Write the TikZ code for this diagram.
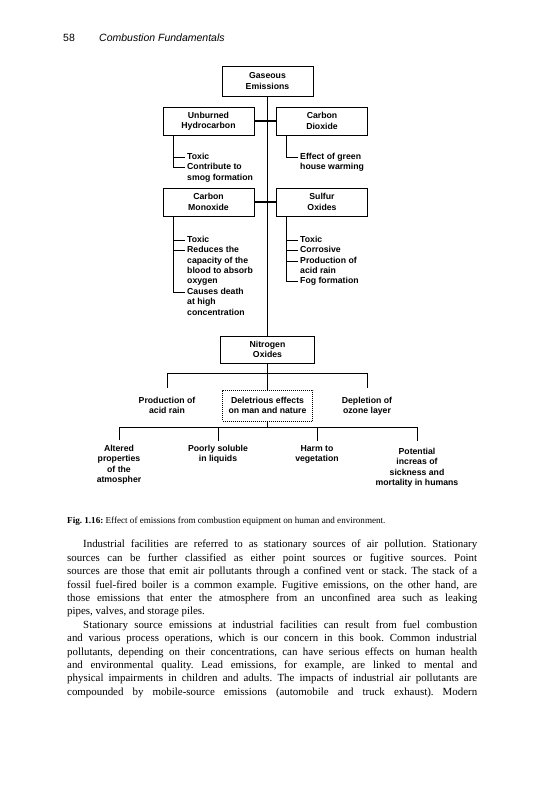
\documentclass[tikz,border=0pt]{standalone}
\usepackage{fontspec}
\setmainfont{Liberation Serif}
\setsansfont{Liberation Sans}
\usetikzlibrary{positioning,calc}
\frenchspacing

\newcommand\diagtext{\sffamily\bfseries\fontsize{8.7}{10.4}\selectfont}
\newcommand\stackl[1]{\begin{tabular}[t]{@{}l@{}}#1\end{tabular}}
\newcommand\stackc[1]{\begin{tabular}[t]{@{}c@{}}#1\end{tabular}}

\tikzset{
  emission/.style={draw, line width=0.9pt, minimum width=91pt, minimum height=28pt,
    inner sep=0pt, align=center, font=\diagtext},
  effectnote/.style={inner sep=0pt, anchor=mid west, font=\diagtext},
  effect/.style={inner sep=0pt, anchor=mid, font=\diagtext},
  trunk/.style={line width=1.1pt},
  branch/.style={line width=0.6pt},
}

\begin{document}
\begin{tikzpicture}[x=1pt,y=-1pt]
  \useasboundingbox (0,0) rectangle (535,800);

  % Running head
  \node[anchor=west, inner sep=0pt, font=\sffamily\fontsize{10.5}{12}\selectfont] (pagenum) at (63,38) {58};
  \node[anchor=west, inner sep=0pt, font=\sffamily\itshape\fontsize{10.5}{12}\selectfont] (runhead) at (99,38) {Combustion Fundamentals};

  % Pollutant boxes
  \node[emission, minimum height=30pt] (gas) at (267.5,81) {Gaseous\\Emissions};
  \node[emission] (uhc) at (208.5,121) {Unburned\\Hydrocarbon};
  \node[emission] (cdx) at (322,121) {Carbon\\Dioxide};
  \node[emission] (cmo) at (208.5,202) {Carbon\\Monoxide};
  \node[emission] (sox) at (322,202) {Sulfur\\Oxides};
  \node[emission, minimum width=94pt, minimum height=27pt] (nox) at (267.5,349.5) {Nitrogen\\Oxides};

  \draw[trunk] (gas.south) -- (nox.north);
  \draw[trunk] (uhc.east) -- (cdx.west);
  \draw[trunk] (cmo.east) -- (sox.west);

  % Effects of unburned hydrocarbon
  \coordinate (uhcbar) at ($(uhc.south west)+(11,0)$);
  \node[effectnote] (uhc1) at (187,157) {Toxic};
  \node[effectnote] (uhc2) at (187,167.4) {\stackl{Contribute to\\smog formation}};
  \draw[branch] (uhcbar) |- ($(uhc2.mid west)+(-2,0)$);
  \draw[branch] (uhcbar |- uhc1.mid west) -- ($(uhc1.mid west)+(-2,0)$);

  % Effect of carbon dioxide
  \coordinate (cdxbar) at ($(cdx.south west)+(10.5,0)$);
  \node[effectnote] (cdx1) at (300,157) {\stackl{Effect of green\\house warming}};
  \draw[branch] (cdxbar) |- ($(cdx1.mid west)+(-2,0)$);

  % Effects of carbon monoxide
  \coordinate (cmobar) at ($(cmo.south west)+(11,0)$);
  \node[effectnote] (cmo1) at (187,240) {Toxic};
  \node[effectnote] (cmo2) at (187,250.4) {\stackl{Reduces the\\capacity of the\\blood to absorb\\oxygen}};
  \node[effectnote] (cmo3) at (187,292) {\stackl{Causes death\\at high\\concentration}};
  \draw[branch] (cmobar) |- ($(cmo3.mid west)+(-2,0)$);
  \draw[branch] (cmobar |- cmo1.mid west) -- ($(cmo1.mid west)+(-2,0)$);
  \draw[branch] (cmobar |- cmo2.mid west) -- ($(cmo2.mid west)+(-2,0)$);

  % Effects of sulfur oxides
  \coordinate (soxbar) at ($(sox.south west)+(10.5,0)$);
  \node[effectnote] (sox1) at (300,240) {Toxic};
  \node[effectnote] (sox2) at (300,250.4) {Corrosive};
  \node[effectnote] (sox3) at (300,260.8) {\stackl{Production of\\acid rain}};
  \node[effectnote] (sox4) at (300,281.6) {Fog formation};
  \draw[branch] (soxbar) |- ($(sox4.mid west)+(-2,0)$);
  \draw[branch] (soxbar |- sox1.mid west) -- ($(sox1.mid west)+(-2,0)$);
  \draw[branch] (soxbar |- sox2.mid west) -- ($(sox2.mid west)+(-2,0)$);
  \draw[branch] (soxbar |- sox3.mid west) -- ($(sox3.mid west)+(-2,0)$);

  % Effects of nitrogen oxides
  \node[effect] (acid) at (167,401) {\stackc{Production of\\acid rain}};
  \node[draw, line width=0.6pt, dash pattern=on 1pt off 1pt, minimum width=90pt, minimum height=31pt,
    inner sep=0pt, align=center, font=\diagtext] (harm) at (267.5,405.5) {Deletrious effects\\on man and nature};
  \node[effect] (ozone) at (367,401) {\stackc{Depletion of\\ozone layer}};
  \coordinate (nsplit) at ($(nox.south)+(0,9.5)$);
  \draw[branch] (nox.south) -- (harm.north);
  \draw[branch] ($(acid.north)+(0,-8)$) |- (ozone.north |- nsplit) -- ($(ozone.north)+(0,-8)$);

  % Deletrious effects
  \node[effect] (atmo) at (119,449) {\stackc{Altered\\properties\\of the\\atmospher}};
  \node[effect] (liquid) at (218,449) {\stackc{Poorly soluble\\in liquids}};
  \node[effect] (veget) at (317,449) {\stackc{Harm to\\vegetation}};
  \node[effect] (mortal) at (417,452) {\stackc{Potential\\increas of\\sickness and\\mortality in humans}};
  \coordinate (lsplit) at ($(harm.south)+(0,6)$);
  \draw[branch] (harm.south) -- (lsplit);
  \draw[branch] ($(atmo.north)+(0,-4)$) |- (mortal.north |- lsplit) -- ++(0,14);
  \draw[branch] (liquid.north |- lsplit) -- ++(0,14);
  \draw[branch] (veget.north |- lsplit) -- ++(0,14);

  % Caption and running text
  \node[anchor=base west, inner sep=0pt, font=\fontsize{9.1}{10}\selectfont] (caption) at (67,523)
    {\textbf{Fig. 1.16:} Effect of emissions from combustion equipment on human and environment.};
  \node[anchor=north west, inner sep=0pt, text width=410pt, align=justify, font=\fontsize{10.9}{13.4}\selectfont] (body) at (67,540) {%
    \noindent\hspace*{16pt}Industrial facilities are referred to as stationary sources of air pollution. Stationary\linebreak
    sources can be further classified as either point sources or fugitive sources. Point\linebreak
    sources are those that emit air pollutants through a confined vent or stack. The stack of a\linebreak
    fossil fuel-fired boiler is a common example. Fugitive emissions, on the other hand, are\linebreak
    those emissions that enter the atmosphere from an unconfined area such as leaking\linebreak
    pipes, valves, and storage piles.\par
    {\noindent\hspace*{16pt}Stationary source emissions at industrial facilities can result from fuel combustion\linebreak
    and various process operations, which is our concern in this book. Common industrial\linebreak
    pollutants, depending on their concentrations, can have serious effects on human health\linebreak
    and environmental quality. Lead emissions, for example, are linked to mental and\linebreak
    physical impairments in children and adults. The impacts of industrial air pollutants are\linebreak
    compounded by mobile-source emissions (automobile and truck exhaust). Modern\parfillskip=0pt\par}};
\end{tikzpicture}
\end{document}
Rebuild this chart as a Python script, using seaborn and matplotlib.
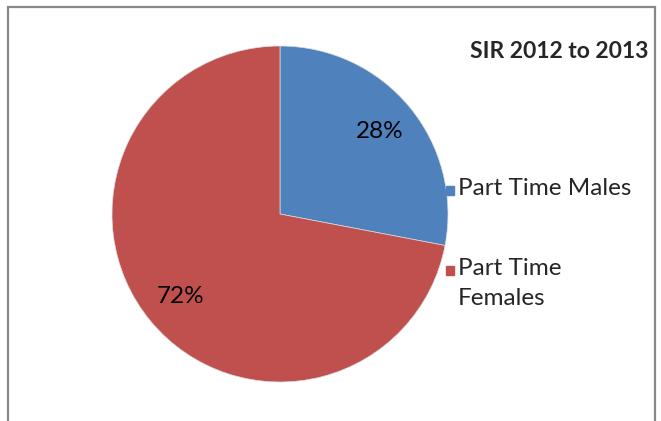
import matplotlib
matplotlib.use("Agg")
import matplotlib.pyplot as plt
import seaborn as sns
from matplotlib.patches import Rectangle

# data
labels = ["Part Time Males", "Part Time\nFemales"]
shares = [28, 72]
colors = ["#4F81BD", "#C0504D"]
title = "SIR 2012 to 2013"

sns.set_theme(style="white")
plt.rcParams["font.family"] = ["Lato", "DejaVu Sans"]

W, H = 661, 421
fig = plt.figure(figsize=(W / 100, H / 100), dpi=100)
fig.patch.set_facecolor("white")

# outer chart border (runs off the bottom)
fig.patches.append(Rectangle((7.5 / W, -0.05), (655 - 7.5) / W, 1.05 - 7.5 / H,
                             transform=fig.transFigure, fill=False,
                             edgecolor="#888888", lw=1.6))

# pie: centre (280, 214), radius 168 px
cx, cy, r = 280, 214, 168
ax = fig.add_axes([(cx - r) / W, (H - cy - r) / H, 2 * r / W, 2 * r / H])
wedges, _, autotexts = ax.pie(shares, colors=colors, startangle=90, counterclock=False,
                              autopct="%1.0f%%", pctdistance=0.77, radius=1,
                              wedgeprops=dict(linewidth=0.5, edgecolor="#dddddd"),
                              textprops=dict(fontsize=17.5, color="black"))
ax.set_xlim(-1, 1)
ax.set_ylim(-1, 1)
ax.axis("off")

fig.text(648 / W, 1 - 52 / H, title, ha="right", va="center",
         fontsize=16.5, fontweight="bold")

# legend drawn by hand so the marker sits on the first text line
leg_y = [190, 270]
for lab, col, y in zip(labels, colors, leg_y):
    fig.patches.append(Rectangle((446 / W, 1 - (y + 4.5) / H), 8 / W, 9 / H,
                                 transform=fig.transFigure, color=col))
    fig.text(458 / W, 1 - (y - 12) / H, lab, ha="left", va="top",
             fontsize=17.5, linespacing=1.55)

fig.savefig("out.png", dpi=100)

▶ _What you should do_:
All lines from the start of the entries above through the line containing "(0,0) rectangle (535,800);" are to be given again exactly; the pictures are not.

▶ _Written response_:
Write the TikZ code for this diagram.
\documentclass[tikz,border=0pt]{standalone}
\usepackage{fontspec}
\setmainfont{Liberation Serif}
\setsansfont{Liberation Sans}
\usetikzlibrary{positioning,calc}
\frenchspacing

\newcommand\diagtext{\sffamily\bfseries\fontsize{8.7}{10.4}\selectfont}
\newcommand\stackl[1]{\begin{tabular}[t]{@{}l@{}}#1\end{tabular}}
\newcommand\stackc[1]{\begin{tabular}[t]{@{}c@{}}#1\end{tabular}}

\tikzset{
  emission/.style={draw, line width=0.9pt, minimum width=91pt, minimum height=28pt,
    inner sep=0pt, align=center, font=\diagtext},
  effectnote/.style={inner sep=0pt, anchor=mid west, font=\diagtext},
  effect/.style={inner sep=0pt, anchor=mid, font=\diagtext},
  trunk/.style={line width=1.1pt},
  branch/.style={line width=0.6pt},
}

\begin{document}
\begin{tikzpicture}[x=1pt,y=-1pt]
  \useasboundingbox (0,0) rectangle (535,800);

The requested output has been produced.